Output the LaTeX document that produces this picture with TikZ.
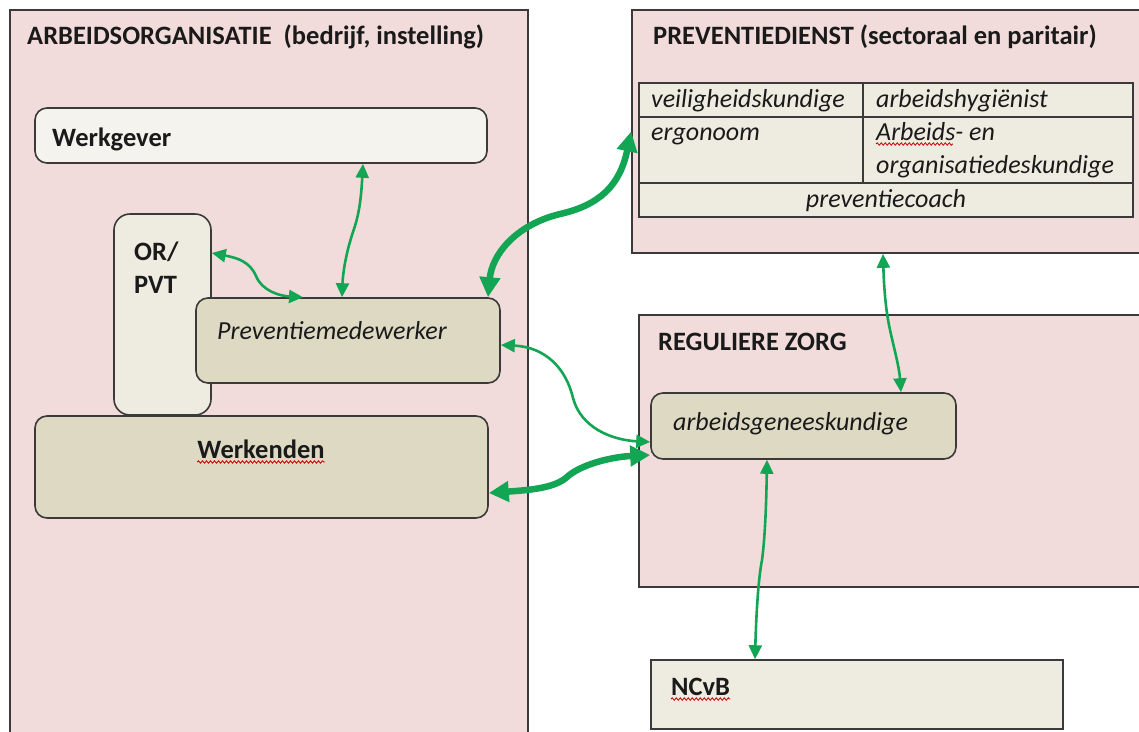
\documentclass[tikz,border=0pt]{standalone}
\usepackage{fontspec}
\setmainfont{Carlito}
\usetikzlibrary{arrows.meta,decorations.pathmorphing}
\definecolor{pinkbg}{HTML}{F2DCDB}
\definecolor{tanfill}{HTML}{DDD9C3}
\definecolor{lightfill}{HTML}{EEECE1}
\definecolor{paperfill}{HTML}{F5F3EE}
\definecolor{edge}{HTML}{3A3A3A}
\definecolor{arrowgreen}{HTML}{12A554}
\definecolor{ink}{HTML}{1A1A1A}
\tikzset{
  region/.style={draw=edge, line width=1.7pt, fill=pinkbg, rectangle, inner sep=0pt},
  rbox/.style={draw=edge, line width=1.6pt, rounded corners=12pt, rectangle, inner sep=0pt},
  sqbox/.style={draw=edge, line width=1.5pt, rectangle, inner sep=0pt, fill=lightfill},
  txt/.style={anchor=base west, inner sep=0pt, text=ink, font=\fontsize{26}{30}\selectfont},
  btxt/.style={txt, font=\fontsize{26.5}{30}\selectfont\bfseries},
  itxt/.style={txt, font=\fontsize{26}{30}\selectfont\itshape},
  thin link/.style={draw=arrowgreen, line width=2.6pt, {Triangle[length=14pt,width=13pt]}-{Triangle[length=14pt,width=13pt]}},
  thick link/.style={draw=arrowgreen, line width=6.5pt, {Triangle[length=20pt,width=20pt]}-{Triangle[length=20pt,width=20pt]}},
  squiggle/.style={draw=red!80!black, line width=0.8pt, decorate, decoration={snake, amplitude=1.2pt, segment length=4pt}},
}
\begin{document}
\begin{tikzpicture}[x=1pt,y=-1pt]
\useasboundingbox (0,0) rectangle (1139,731);
\fill[white] (0,0) rectangle (1139,731);

% regions
\node[region, minimum width=518pt, minimum height=740pt] (org) at (269,380) {};
\node[region, minimum width=520pt, minimum height=243pt] (pd) at (892,131.5) {};
\node[region, minimum width=513pt, minimum height=272pt] (rz) at (895.5,451) {};

% boxes in the organisation
\node[rbox, fill=paperfill, minimum width=452pt, minimum height=55pt] (wg) at (261,135.5) {};
\node[rbox, fill=lightfill, rounded corners=16pt, minimum width=97pt, minimum height=201pt] (orpvt) at (162.5,314.5) {};
\node[rbox, fill=tanfill, minimum width=304pt, minimum height=85pt] (pm) at (348,340.5) {};
\node[rbox, fill=tanfill, minimum width=453pt, minimum height=102pt] (wk) at (261.5,467) {};

% other boxes
\node[rbox, fill=tanfill, minimum width=305pt, minimum height=66pt] (ag) at (803.5,426) {};
\node[sqbox, minimum width=412pt, minimum height=69pt] (ncvb) at (857,694.5) {};

% table
\node[sqbox, minimum width=224pt, minimum height=34pt] (c11) at (751,100) {};
\node[sqbox, minimum width=270pt, minimum height=34pt] (c12) at (998,100) {};
\node[sqbox, minimum width=224pt, minimum height=66pt] (c21) at (751,150) {};
\node[sqbox, minimum width=270pt, minimum height=66pt] (c22) at (998,150) {};
\node[sqbox, minimum width=494pt, minimum height=34pt] (c3) at (886,200) {};

% texts
\node[btxt] (orgtitle) at (27,44) {ARBEIDSORGANISATIE\ \ (bedrijf, instelling)};
\node[btxt] (pdtitle) at (653,44) {PREVENTIEDIENST (sectoraal en paritair)};
\node[btxt] (wgt) at (52,146) {Werkgever};
\node[btxt] (ort) at (134,260) {OR/};
\node[btxt] (pvtt) at (134,293) {PVT};
\node[itxt] (pmt) at (217,339) {Preventiemedewerker};
\node[btxt, anchor=base] (wkt) at (261,458) {Werkenden};
\node[itxt] (t11) at (651,107) {veiligheidskundige};
\node[itxt] (t12) at (876,107) {arbeidshygiënist};
\node[itxt] (t21) at (651,140) {ergonoom};
\node[itxt] (t22a) at (876,140) {Arbeids- en};
\node[itxt] (t22b) at (876,173) {organisatiedeskundige};
\node[itxt, anchor=base] (t3) at (886,207) {preventiecoach};
\node[btxt] (rzt) at (658,350) {REGULIERE ZORG};
\node[itxt] (agt) at (673,430) {arbeidsgeneeskundige};
\node[btxt] (ncvbt) at (671,695) {NCvB};

% spell-check squiggles
\draw[squiggle] ([yshift=-4pt]wkt.base west) -- ([yshift=-4pt]wkt.base east);
\draw[squiggle] ([yshift=-4pt]t22a.base west) -- ([yshift=-4pt,xshift=77pt]t22a.base west);
\draw[squiggle] ([yshift=-4pt]ncvbt.base west) -- ([yshift=-4pt]ncvbt.base east);

% connectors
\draw[thin link] ([xshift=102pt]wg.south) .. controls (361,200) and (359,215) .. (353,232) .. controls (347,250) and (343,270) .. ([xshift=-6pt]pm.north);
\draw[thin link] ([yshift=61.5pt]orpvt.east) .. controls (238,258) and (250,262) .. (256,276) .. controls (262,291) and (280,296) .. ([xshift=-45pt]pm.north);
\draw[thick link] (pd.west) .. controls (620,185) and (600,205) .. (560,214) .. controls (515,225) and (492,255) .. ([xshift=140pt]pm.north);
\draw[thin link] ([yshift=-4.5pt]pm.east) .. controls (545,347) and (566,368) .. (573,398) .. controls (581,428) and (612,440) .. ([yshift=-16pt]ag.west);
\draw[thick link] ([yshift=-26pt]wk.east) .. controls (530,490) and (555,488) .. (567,477) .. controls (580,465) and (610,457) .. ([yshift=-29pt]ag.west);
\draw[thin link] ([xshift=-9pt]pd.south) .. controls (884,290) and (886,310) .. (889,325) .. controls (893,345) and (899,365) .. ([xshift=97.5pt]ag.north);
\draw[thin link] ([xshift=-36.5pt]ag.south) .. controls (766,520) and (764,545) .. (762,560) .. controls (758,580) and (756,620) .. ([xshift=-102pt]ncvb.north);
\end{tikzpicture}
\end{document}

────────

Problem details: Write out the lines from the start of the material to the line with "minimum width=513pt, minimum", inclusive and exactly. Skip the pictures.

Worked solution:
Output the LaTeX document that produces this picture with TikZ.
\documentclass[tikz,border=0pt]{standalone}
\usepackage{fontspec}
\setmainfont{Carlito}
\usetikzlibrary{arrows.meta,decorations.pathmorphing}
\definecolor{pinkbg}{HTML}{F2DCDB}
\definecolor{tanfill}{HTML}{DDD9C3}
\definecolor{lightfill}{HTML}{EEECE1}
\definecolor{paperfill}{HTML}{F5F3EE}
\definecolor{edge}{HTML}{3A3A3A}
\definecolor{arrowgreen}{HTML}{12A554}
\definecolor{ink}{HTML}{1A1A1A}
\tikzset{
  region/.style={draw=edge, line width=1.7pt, fill=pinkbg, rectangle, inner sep=0pt},
  rbox/.style={draw=edge, line width=1.6pt, rounded corners=12pt, rectangle, inner sep=0pt},
  sqbox/.style={draw=edge, line width=1.5pt, rectangle, inner sep=0pt, fill=lightfill},
  txt/.style={anchor=base west, inner sep=0pt, text=ink, font=\fontsize{26}{30}\selectfont},
  btxt/.style={txt, font=\fontsize{26.5}{30}\selectfont\bfseries},
  itxt/.style={txt, font=\fontsize{26}{30}\selectfont\itshape},
  thin link/.style={draw=arrowgreen, line width=2.6pt, {Triangle[length=14pt,width=13pt]}-{Triangle[length=14pt,width=13pt]}},
  thick link/.style={draw=arrowgreen, line width=6.5pt, {Triangle[length=20pt,width=20pt]}-{Triangle[length=20pt,width=20pt]}},
  squiggle/.style={draw=red!80!black, line width=0.8pt, decorate, decoration={snake, amplitude=1.2pt, segment length=4pt}},
}
\begin{document}
\begin{tikzpicture}[x=1pt,y=-1pt]
\useasboundingbox (0,0) rectangle (1139,731);
\fill[white] (0,0) rectangle (1139,731);

% regions
\node[region, minimum width=518pt, minimum height=740pt] (org) at (269,380) {};
\node[region, minimum width=520pt, minimum height=243pt] (pd) at (892,131.5) {};
\node[region, minimum width=513pt, minimum height=272pt] (rz) at (895.5,451) {};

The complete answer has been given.